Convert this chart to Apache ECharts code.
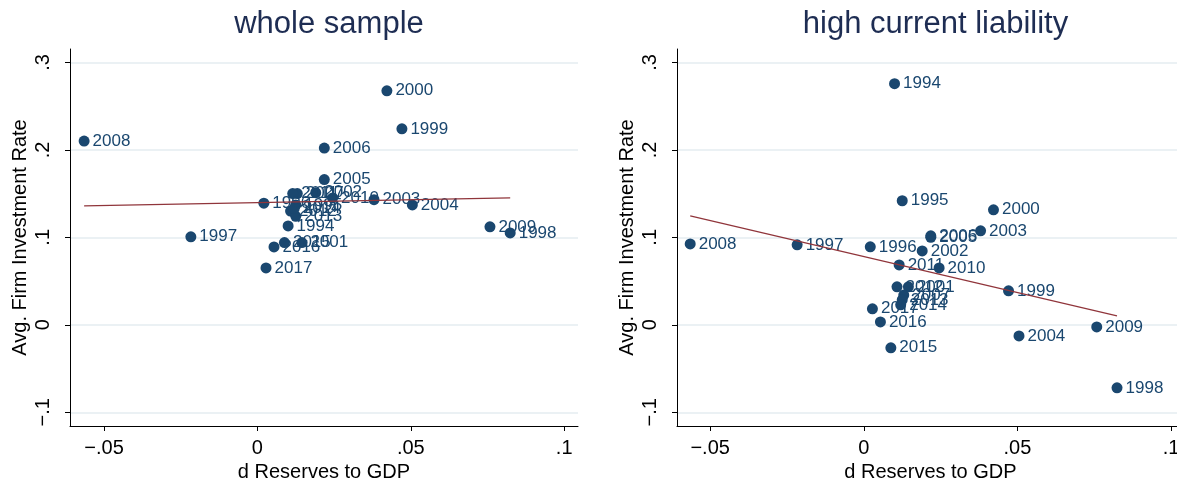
<!DOCTYPE html>
<html>
<head>
<meta charset="utf-8">
<script src="https://cdn.jsdelivr.net/npm/echarts@6/dist/echarts.min.js"></script>
<style>html,body{margin:0;padding:0;background:#fff;overflow:hidden}#c{width:1177px;height:483px}</style>
</head>
<body>
<div id="c"></div>
<script>
// ---- data ----
const years = [1994,1995,1996,1997,1998,1999,2000,2001,2002,2003,2004,2005,2006,2007,2008,2009,2010,2011,2012,2013,2014,2015,2016,2017];
const dReserves = [0.0100,0.0125,0.0021,-0.0217,0.0824,0.0471,0.0422,0.0145,0.0190,0.0380,0.0505,0.0218,0.0218,0.0130,-0.0565,0.0758,0.0245,0.0115,0.0108,0.0125,0.0120,0.0088,0.0054,0.0028];
const invWhole = [0.113,0.137,0.139,0.1006,0.105,0.224,0.2675,0.094,0.151,0.143,0.137,0.166,0.202,0.150,0.210,0.112,0.145,0.150,0.130,0.124,0.133,0.094,0.089,0.065];
const invHigh = [0.2756,0.1418,0.0891,0.0914,-0.0721,0.0388,0.1315,0.0434,0.0845,0.1074,-0.0127,0.100,0.1017,0.034,0.0925,-0.0024,0.065,0.0685,0.0434,0.0285,0.0228,-0.0263,0.0033,0.0183];
const fitWhole = [[-0.0565,0.136],[0.0824,0.145]];
const fitHigh = [[-0.0565,0.1246],[0.0824,0.0102]];
const xTicks = [-0.05,0,0.05,0.1];
const yTicks = [-0.1,0,0.1,0.2,0.3];
const titles = ['whole sample','high current liability'];
const xTitle = 'd Reserves to GDP';
const yTitle = 'Avg. Firm Investment Rate';

const NAVY = '#1a476f', MAROON = '#90353b', GRID = '#e4edf0';
const FONT = '"Liberation Sans", Arial, Helvetica, sans-serif';
function fmt(v){
  if (Math.abs(v) < 1e-9) return '0';
  let s = String(+v.toFixed(4));
  s = s.replace(/^(-?)0\./, '$1.');
  return s.replace('-', '\u2212');
}
const grids = [
  {left:70, top:49, width:508, height:377, outerBoundsMode:'none', containLabel:false},
  {left:677, top:49, width:507, height:377, outerBoundsMode:'none', containLabel:false}
];
const xr = [[-0.0611,0.1045],[-0.0608,0.1042]];
const chart = echarts.init(document.getElementById('c'), null, {renderer:'canvas'});
const option = {
  backgroundColor:'#fff',
  animation:false,
  textStyle:{fontFamily:FONT},
  title: titles.map((t,i)=>({text:t, left: grids[i].left + grids[i].width/2, top:4, textAlign:'center',
      textStyle:{fontSize:31, fontWeight:'normal', color:'#1e2d53', fontFamily:FONT}})),
  grid: grids,
  xAxis: [0,1].map(i=>({
    type:'value', gridIndex:i, min:xr[i][0], max:xr[i][1],
    name:xTitle, nameLocation:'middle', nameGap:33,
    nameTextStyle:{fontSize:20, color:'#000', fontFamily:FONT},
    axisLine:{show:true, onZero:false, lineStyle:{color:'#000', width:1}},
    axisTick:{show:true, length:5, customValues:xTicks, lineStyle:{color:'#000'}},
    axisLabel:{customValues:xTicks, formatter:fmt, fontSize:20, color:'#000', margin:12, fontFamily:FONT},
    splitLine:{show:false}
  })),
  yAxis: [0,1].map(i=>({
    type:'value', gridIndex:i, min:-0.1157, max:0.3153,
    name:yTitle, nameLocation:'middle', nameGap:40,
    nameTextStyle:{fontSize:20, color:'#000', fontFamily:FONT},
    axisLine:{show:true, onZero:false, lineStyle:{color:'#000', width:1}},
    axisTick:{show:true, length:5, customValues:yTicks, lineStyle:{color:'#000'}},
    axisLabel:{customValues:yTicks, formatter:fmt, fontSize:20, color:'#000', rotate:90, margin:17, fontFamily:FONT},
    splitLine:{show:false}
  })),
  series: []
};
const ySets = [invWhole, invHigh];
const fits = [fitWhole, fitHigh];
[0,1].forEach(i=>{
  option.series.push({
    type:'line', xAxisIndex:i, yAxisIndex:i, data:[], z:1, silent:true,
    markLine:{silent:true, z:0, symbol:['none','none'], label:{show:false}, animation:false,
      lineStyle:{color:GRID, width:1.5, type:'solid'},
      data: yTicks.map(v=>({yAxis:v}))}
  });
  option.series.push({
    type:'scatter', xAxisIndex:i, yAxisIndex:i, z:2,
    symbol:'circle', symbolSize:11,
    itemStyle:{color:NAVY, opacity:1},
    label:{show:true, position:'right', distance:3, fontSize:17, color:NAVY, fontFamily:FONT,
      formatter:p=>String(p.data[2])},
    data: years.map((y,k)=>[dReserves[k], ySets[i][k], y])
  });
  option.series.push({
    type:'line', xAxisIndex:i, yAxisIndex:i, z:3, showSymbol:false, symbol:'none',
    lineStyle:{color:MAROON, width:1.2}, data: fits[i]
  });
});
chart.setOption(option);
</script>
</body>
</html>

- DESCRIPTION OF THE TASK
Without the pictures, please reproduce each line of the listing above exactly, from the first one through the line bearing "const yTitle = 'Avg. Firm Investment Rate';".

- RESULT OF THIS TASK
Convert this chart to Apache ECharts code.
<!DOCTYPE html>
<html>
<head>
<meta charset="utf-8">
<script src="https://cdn.jsdelivr.net/npm/echarts@6/dist/echarts.min.js"></script>
<style>html,body{margin:0;padding:0;background:#fff;overflow:hidden}#c{width:1177px;height:483px}</style>
</head>
<body>
<div id="c"></div>
<script>
// ---- data ----
const years = [1994,1995,1996,1997,1998,1999,2000,2001,2002,2003,2004,2005,2006,2007,2008,2009,2010,2011,2012,2013,2014,2015,2016,2017];
const dReserves = [0.0100,0.0125,0.0021,-0.0217,0.0824,0.0471,0.0422,0.0145,0.0190,0.0380,0.0505,0.0218,0.0218,0.0130,-0.0565,0.0758,0.0245,0.0115,0.0108,0.0125,0.0120,0.0088,0.0054,0.0028];
const invWhole = [0.113,0.137,0.139,0.1006,0.105,0.224,0.2675,0.094,0.151,0.143,0.137,0.166,0.202,0.150,0.210,0.112,0.145,0.150,0.130,0.124,0.133,0.094,0.089,0.065];
const invHigh = [0.2756,0.1418,0.0891,0.0914,-0.0721,0.0388,0.1315,0.0434,0.0845,0.1074,-0.0127,0.100,0.1017,0.034,0.0925,-0.0024,0.065,0.0685,0.0434,0.0285,0.0228,-0.0263,0.0033,0.0183];
const fitWhole = [[-0.0565,0.136],[0.0824,0.145]];
const fitHigh = [[-0.0565,0.1246],[0.0824,0.0102]];
const xTicks = [-0.05,0,0.05,0.1];
const yTicks = [-0.1,0,0.1,0.2,0.3];
const titles = ['whole sample','high current liability'];
const xTitle = 'd Reserves to GDP';
const yTitle = 'Avg. Firm Investment Rate';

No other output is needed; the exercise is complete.